Persephone introduces us and he shakes my hand. “Wes,” he tells me, quiet and smoldering like Ares, and I can tell he’s smiling with his expressive face, like Ares. “Are you staying the night? It’s late and it’s supposed to snow all night,” he says with a smooth, deep voice.
I can’t stay. I can’t imagine getting snowed in with him and Persephone. He looks and sounds too much like his son. “I have to work in the morning.” I can’t help the waitress smile. He’s a beautiful man. It’s a betrayal, knowing what I know about him, even if Ares betrayed me first.
“Go on inside, Pocahontas,” he tells Persephone and she goes. He looks at me. “She looks like the cartoon movie, right?” he flirts in his deep quiet voice, picking up her duffel. He grabs most of the other things and I walk near him, smelling his man smell, bringing the box to the porch. “Thanks for bringing my daughter. I’ll let Nat know you’re not staying.”
I nod and get in the car. “Nice meeting you.”
He waves, watching me leave.
If that’s how Ares is going to look in twenty years, Emma’s too lucky for her own Goddamn good.
Chapter Forty-two
Ares
“I can’t believe she would do this.”
I’ve been listening to my mom alternate between anger, disbelief and sadness for the last twenty minutes while trying to come up with a plan of attack for my workload. I have the plans for Bob’s store that I got a graphics commission for so I
can get a feel for it. It’s taking a lot more concentration than I wanted.

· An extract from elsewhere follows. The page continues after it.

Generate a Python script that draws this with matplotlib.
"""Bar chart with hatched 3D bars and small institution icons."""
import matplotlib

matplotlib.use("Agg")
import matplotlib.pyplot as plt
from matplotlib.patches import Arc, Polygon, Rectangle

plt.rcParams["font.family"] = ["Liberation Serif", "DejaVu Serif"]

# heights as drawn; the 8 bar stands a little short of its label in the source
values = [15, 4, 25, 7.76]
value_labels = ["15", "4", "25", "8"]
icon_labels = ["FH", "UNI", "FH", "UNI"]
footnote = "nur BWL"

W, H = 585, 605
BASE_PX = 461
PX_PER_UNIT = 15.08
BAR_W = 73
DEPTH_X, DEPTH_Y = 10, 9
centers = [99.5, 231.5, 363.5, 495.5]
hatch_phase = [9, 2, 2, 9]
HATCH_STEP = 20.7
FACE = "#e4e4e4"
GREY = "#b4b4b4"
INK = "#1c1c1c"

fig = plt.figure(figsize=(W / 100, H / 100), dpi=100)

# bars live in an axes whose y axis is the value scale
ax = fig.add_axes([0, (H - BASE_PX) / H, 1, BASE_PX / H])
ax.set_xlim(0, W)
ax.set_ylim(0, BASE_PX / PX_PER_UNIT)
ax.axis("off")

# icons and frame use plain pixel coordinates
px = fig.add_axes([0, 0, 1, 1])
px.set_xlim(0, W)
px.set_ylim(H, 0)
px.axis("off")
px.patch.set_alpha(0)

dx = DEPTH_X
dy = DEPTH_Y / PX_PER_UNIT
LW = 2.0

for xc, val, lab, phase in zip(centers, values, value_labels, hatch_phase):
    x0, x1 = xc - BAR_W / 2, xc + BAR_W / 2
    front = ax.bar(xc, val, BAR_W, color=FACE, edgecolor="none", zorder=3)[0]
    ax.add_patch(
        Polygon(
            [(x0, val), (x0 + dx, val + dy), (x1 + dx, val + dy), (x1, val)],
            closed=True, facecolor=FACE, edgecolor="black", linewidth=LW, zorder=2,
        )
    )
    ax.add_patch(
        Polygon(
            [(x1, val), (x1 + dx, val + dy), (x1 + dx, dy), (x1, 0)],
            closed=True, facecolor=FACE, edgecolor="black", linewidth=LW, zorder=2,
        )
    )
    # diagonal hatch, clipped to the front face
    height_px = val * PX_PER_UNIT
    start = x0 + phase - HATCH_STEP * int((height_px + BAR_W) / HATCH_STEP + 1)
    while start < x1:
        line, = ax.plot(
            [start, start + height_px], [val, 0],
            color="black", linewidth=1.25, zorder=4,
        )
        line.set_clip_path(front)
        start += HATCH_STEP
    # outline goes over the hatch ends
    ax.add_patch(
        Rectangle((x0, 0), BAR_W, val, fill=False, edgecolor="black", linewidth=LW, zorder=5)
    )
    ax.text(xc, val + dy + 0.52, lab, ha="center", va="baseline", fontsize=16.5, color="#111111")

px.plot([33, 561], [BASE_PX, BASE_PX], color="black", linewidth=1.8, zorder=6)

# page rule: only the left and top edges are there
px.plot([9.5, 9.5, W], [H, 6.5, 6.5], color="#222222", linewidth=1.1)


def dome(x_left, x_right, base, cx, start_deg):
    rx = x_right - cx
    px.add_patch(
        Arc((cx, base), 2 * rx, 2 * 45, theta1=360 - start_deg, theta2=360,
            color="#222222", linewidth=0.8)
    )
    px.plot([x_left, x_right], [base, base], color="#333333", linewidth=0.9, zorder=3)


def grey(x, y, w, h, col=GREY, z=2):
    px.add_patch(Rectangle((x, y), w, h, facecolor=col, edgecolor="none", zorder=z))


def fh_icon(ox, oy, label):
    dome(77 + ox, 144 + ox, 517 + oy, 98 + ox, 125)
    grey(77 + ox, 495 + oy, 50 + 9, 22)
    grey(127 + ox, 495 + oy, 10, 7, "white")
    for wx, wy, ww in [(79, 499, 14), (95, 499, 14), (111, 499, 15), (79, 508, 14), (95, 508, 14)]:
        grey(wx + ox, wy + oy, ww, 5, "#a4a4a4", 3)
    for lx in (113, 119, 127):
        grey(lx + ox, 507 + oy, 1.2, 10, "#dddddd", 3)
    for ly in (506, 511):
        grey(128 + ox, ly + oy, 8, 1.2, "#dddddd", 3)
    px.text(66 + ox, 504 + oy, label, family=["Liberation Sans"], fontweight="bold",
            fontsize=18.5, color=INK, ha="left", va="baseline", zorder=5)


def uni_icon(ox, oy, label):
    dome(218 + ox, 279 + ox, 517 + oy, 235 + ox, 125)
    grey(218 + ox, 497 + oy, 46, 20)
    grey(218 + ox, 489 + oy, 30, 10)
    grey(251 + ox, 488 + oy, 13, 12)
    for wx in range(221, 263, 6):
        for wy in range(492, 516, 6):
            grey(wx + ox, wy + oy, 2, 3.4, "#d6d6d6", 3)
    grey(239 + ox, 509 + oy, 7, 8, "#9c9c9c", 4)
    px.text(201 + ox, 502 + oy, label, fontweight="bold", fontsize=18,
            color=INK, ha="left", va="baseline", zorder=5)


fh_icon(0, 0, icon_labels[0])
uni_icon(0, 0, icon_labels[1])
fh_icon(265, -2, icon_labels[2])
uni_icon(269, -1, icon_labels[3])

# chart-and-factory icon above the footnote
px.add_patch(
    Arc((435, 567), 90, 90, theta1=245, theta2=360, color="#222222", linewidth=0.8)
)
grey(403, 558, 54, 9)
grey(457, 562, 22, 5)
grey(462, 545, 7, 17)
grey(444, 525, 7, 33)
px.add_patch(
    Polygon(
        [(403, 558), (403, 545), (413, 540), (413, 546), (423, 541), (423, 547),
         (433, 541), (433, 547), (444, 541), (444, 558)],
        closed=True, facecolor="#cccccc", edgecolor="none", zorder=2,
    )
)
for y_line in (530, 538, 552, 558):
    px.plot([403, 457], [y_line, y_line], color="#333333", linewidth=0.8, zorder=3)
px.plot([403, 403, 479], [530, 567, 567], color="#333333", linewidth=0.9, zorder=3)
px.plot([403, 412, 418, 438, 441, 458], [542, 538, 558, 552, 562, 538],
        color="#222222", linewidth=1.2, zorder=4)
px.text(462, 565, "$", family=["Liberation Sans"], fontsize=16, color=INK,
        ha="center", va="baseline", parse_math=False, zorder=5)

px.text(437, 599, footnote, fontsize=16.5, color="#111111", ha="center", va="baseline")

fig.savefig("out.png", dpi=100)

It’s scandalous but I know my sister wouldn’t have done anything like this unless she had a reason. I’m glad Jimmy won’t be tied to her forever. It is big, though. It wouldn’t be an option for me, and the fact that it was an option for her makes me sick to my stomach. “Where is she at now?” I put my stuff down.

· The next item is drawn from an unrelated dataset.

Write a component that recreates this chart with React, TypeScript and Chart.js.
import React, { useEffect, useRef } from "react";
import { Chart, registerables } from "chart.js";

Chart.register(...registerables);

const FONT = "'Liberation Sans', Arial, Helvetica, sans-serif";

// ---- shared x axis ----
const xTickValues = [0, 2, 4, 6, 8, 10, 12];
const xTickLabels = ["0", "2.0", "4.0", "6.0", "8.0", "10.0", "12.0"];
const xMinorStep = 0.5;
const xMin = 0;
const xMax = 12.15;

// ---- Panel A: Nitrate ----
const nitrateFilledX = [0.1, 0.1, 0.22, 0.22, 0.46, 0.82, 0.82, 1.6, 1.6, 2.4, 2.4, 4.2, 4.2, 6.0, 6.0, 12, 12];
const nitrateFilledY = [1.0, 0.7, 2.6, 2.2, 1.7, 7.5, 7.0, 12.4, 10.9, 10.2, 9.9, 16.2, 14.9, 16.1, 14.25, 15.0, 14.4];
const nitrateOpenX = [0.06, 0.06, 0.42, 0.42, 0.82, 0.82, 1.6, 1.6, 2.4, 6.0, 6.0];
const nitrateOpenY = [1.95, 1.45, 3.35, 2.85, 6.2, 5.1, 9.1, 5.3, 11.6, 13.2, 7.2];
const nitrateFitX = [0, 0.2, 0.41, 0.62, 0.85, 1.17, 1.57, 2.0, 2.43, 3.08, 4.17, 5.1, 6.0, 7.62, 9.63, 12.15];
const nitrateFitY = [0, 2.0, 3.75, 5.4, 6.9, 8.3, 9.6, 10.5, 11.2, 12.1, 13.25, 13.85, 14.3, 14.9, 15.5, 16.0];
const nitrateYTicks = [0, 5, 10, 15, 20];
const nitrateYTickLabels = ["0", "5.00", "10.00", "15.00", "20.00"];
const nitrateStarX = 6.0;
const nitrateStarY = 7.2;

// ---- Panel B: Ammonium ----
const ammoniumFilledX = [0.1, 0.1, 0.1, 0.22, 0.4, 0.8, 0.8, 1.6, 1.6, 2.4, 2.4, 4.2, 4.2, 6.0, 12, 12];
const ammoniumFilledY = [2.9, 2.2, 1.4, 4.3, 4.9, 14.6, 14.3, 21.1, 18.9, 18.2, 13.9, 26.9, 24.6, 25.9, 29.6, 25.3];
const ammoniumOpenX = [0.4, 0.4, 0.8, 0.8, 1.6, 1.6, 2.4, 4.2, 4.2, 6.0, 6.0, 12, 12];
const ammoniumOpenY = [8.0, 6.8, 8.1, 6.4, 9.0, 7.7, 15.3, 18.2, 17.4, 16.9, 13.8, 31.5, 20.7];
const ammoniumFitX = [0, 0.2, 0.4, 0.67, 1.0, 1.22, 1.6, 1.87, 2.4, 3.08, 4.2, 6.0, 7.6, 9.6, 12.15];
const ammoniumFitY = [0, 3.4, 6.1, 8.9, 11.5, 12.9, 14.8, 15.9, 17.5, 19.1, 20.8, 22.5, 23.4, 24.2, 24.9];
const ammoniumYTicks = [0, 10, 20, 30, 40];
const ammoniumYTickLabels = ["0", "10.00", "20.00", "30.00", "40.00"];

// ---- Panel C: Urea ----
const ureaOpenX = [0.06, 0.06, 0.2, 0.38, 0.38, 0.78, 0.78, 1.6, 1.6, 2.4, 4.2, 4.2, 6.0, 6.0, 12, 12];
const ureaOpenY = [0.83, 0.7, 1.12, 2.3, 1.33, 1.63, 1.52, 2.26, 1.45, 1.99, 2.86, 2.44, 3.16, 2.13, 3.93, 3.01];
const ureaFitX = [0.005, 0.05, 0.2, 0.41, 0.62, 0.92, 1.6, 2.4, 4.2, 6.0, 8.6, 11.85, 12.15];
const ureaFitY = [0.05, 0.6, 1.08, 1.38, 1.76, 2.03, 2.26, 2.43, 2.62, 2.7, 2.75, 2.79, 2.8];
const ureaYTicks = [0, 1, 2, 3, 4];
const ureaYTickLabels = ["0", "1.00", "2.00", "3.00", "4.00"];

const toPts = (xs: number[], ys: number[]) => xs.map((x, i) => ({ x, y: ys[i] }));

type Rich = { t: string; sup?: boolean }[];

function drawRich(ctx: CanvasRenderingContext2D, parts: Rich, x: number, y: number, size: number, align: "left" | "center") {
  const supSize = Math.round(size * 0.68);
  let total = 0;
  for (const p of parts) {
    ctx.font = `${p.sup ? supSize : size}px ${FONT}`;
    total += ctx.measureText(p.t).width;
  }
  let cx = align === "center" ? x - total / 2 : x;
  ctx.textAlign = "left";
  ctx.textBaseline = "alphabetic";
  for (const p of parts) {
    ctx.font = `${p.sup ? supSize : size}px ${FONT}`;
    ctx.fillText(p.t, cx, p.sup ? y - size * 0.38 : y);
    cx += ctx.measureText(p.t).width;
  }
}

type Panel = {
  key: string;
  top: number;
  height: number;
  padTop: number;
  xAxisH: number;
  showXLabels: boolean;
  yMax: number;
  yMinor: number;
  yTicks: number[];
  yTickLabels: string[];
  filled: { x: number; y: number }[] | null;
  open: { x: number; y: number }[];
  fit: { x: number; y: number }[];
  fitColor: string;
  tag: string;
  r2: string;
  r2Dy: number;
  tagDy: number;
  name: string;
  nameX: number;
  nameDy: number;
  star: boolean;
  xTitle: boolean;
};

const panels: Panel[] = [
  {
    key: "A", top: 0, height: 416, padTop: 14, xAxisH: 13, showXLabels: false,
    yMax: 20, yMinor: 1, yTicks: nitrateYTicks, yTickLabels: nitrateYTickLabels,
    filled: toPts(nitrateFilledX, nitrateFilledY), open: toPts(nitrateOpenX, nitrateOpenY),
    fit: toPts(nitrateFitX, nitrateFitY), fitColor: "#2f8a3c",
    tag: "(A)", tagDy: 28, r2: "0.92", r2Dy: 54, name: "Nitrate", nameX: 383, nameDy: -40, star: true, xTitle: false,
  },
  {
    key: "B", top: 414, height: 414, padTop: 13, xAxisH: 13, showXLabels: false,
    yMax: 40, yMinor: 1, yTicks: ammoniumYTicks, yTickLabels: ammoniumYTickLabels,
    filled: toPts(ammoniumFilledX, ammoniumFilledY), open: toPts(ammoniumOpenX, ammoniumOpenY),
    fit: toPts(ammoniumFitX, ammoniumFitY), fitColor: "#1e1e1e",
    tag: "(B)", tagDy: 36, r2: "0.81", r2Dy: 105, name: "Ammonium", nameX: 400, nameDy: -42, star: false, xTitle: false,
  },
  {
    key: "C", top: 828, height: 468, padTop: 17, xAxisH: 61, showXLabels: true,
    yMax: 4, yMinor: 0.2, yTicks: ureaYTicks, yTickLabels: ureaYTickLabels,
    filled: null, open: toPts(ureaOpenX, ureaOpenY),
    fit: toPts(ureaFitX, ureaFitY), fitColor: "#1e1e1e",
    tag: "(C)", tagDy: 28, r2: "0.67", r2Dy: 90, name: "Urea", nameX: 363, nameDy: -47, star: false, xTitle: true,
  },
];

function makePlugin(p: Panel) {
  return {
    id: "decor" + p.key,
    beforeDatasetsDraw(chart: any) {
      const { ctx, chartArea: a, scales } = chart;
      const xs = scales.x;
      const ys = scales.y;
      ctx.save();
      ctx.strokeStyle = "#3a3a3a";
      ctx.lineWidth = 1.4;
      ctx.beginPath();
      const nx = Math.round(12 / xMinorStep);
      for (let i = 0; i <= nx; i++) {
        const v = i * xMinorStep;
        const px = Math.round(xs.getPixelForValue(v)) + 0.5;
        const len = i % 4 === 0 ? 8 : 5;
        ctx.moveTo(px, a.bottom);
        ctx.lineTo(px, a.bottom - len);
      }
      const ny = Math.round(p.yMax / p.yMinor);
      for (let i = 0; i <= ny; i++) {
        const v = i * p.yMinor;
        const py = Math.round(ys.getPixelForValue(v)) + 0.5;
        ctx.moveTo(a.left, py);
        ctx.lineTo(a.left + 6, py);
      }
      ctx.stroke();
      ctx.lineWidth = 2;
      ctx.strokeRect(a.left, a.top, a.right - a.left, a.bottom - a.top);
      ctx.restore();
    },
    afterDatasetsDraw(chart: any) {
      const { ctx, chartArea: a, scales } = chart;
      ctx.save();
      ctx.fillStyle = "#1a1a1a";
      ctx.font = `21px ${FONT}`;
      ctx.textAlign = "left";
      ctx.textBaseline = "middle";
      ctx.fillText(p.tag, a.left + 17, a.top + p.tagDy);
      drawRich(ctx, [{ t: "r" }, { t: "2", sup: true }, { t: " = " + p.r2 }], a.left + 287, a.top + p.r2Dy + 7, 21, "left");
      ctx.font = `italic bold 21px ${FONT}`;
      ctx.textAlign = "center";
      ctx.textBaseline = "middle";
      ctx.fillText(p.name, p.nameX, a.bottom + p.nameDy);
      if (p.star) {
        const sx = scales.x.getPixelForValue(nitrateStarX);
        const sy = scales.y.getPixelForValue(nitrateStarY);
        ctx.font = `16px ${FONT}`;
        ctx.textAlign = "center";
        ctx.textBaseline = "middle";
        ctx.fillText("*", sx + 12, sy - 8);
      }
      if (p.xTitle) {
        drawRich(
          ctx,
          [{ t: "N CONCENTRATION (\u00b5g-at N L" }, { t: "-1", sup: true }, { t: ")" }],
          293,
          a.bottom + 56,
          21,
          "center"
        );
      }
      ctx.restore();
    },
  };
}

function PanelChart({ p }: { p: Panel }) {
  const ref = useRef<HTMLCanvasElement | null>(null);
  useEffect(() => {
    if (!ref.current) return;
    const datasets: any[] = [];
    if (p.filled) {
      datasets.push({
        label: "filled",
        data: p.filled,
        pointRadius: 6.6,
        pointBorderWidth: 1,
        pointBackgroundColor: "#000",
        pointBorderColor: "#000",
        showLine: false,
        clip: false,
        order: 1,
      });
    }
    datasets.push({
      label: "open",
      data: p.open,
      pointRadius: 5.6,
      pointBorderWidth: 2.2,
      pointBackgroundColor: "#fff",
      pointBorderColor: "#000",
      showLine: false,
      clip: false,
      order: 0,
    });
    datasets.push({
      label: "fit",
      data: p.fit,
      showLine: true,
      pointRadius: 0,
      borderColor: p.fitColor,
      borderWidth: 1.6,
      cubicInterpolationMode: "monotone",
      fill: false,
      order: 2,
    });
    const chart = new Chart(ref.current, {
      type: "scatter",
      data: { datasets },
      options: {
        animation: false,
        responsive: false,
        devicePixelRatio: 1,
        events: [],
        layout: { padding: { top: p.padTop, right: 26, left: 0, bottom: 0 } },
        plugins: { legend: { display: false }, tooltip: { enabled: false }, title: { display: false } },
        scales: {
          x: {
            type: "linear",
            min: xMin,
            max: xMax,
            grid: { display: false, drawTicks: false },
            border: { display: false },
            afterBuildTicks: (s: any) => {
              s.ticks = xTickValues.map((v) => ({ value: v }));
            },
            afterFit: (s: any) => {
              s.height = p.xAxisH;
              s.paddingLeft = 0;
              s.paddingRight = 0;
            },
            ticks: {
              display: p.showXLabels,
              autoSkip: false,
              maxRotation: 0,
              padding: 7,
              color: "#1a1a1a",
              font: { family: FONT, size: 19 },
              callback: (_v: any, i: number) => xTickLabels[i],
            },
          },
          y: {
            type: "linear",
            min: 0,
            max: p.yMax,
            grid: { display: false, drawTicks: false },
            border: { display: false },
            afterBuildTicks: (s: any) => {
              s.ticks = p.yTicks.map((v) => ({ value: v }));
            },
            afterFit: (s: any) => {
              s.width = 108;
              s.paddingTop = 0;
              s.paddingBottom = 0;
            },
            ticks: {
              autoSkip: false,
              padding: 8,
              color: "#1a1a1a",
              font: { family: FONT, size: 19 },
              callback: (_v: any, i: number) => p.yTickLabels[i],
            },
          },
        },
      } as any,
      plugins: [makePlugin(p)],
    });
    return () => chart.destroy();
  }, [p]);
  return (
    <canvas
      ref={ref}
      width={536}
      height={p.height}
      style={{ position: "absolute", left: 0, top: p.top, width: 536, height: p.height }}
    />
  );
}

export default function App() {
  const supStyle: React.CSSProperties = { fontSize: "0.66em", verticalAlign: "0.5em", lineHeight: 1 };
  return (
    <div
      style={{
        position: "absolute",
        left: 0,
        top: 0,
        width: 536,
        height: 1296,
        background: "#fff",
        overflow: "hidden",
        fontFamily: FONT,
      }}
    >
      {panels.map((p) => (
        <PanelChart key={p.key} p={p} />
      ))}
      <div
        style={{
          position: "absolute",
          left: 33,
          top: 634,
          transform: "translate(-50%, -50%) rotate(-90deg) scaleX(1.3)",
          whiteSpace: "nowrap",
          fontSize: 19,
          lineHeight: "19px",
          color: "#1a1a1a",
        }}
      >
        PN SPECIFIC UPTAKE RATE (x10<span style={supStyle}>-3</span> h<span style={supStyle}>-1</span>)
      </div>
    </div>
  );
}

“Nikki drove her to your father’s.”
I lean forward. “Nikki took her to Roslyn? To dad’s house?”
“Yeah, your dad was impressed by her, whatever that means. She took her up there and came back. She had work in the morning. She’s looking better. She wasn’t eating at all for a while. She asked about how you were doing and I told her about your new friend. She said she was happy for you.”
I frown.
My dad was impressed.
I know my dad.
I’ve been worried about Nikki small scale with diner losers and Robert. I didn’t think about my father. Everything she said is irking me. “What? Why wasn’t she eating? What friend?”
“Well, you know, she’s been having a rough time. Especially when Turtle died.”
“What happened to Turtle?” I feel like the air is being squeezed out of my lungs.
Something happened to her cat and I wasn’t there for her.
I hope I can fix this.
“I thought I told you. Turtle got hit by a car. They took it bad. But I think she’s doing better now.”
I frown, her words sinking in along with my stomach and the brick. “What friend were you talking about?”
“The one you were talking about going out with? Emma?”
“Emma?” My jaw clenches.
“How is she doing, by the way?”
My vision tunnels out and I can hardly breathe. “Mom! Emma is a lesbian! I’m not going out with her! She’s like a mouse boy!” I get out of my seat and push my hand through my hair.
This is worse than I thought.
“Oh. It’s okay though. I’m glad you’re making friends. That’s good.”
I can’t listen anymore. “Mom, I gotta go. I’ll talk to you later.”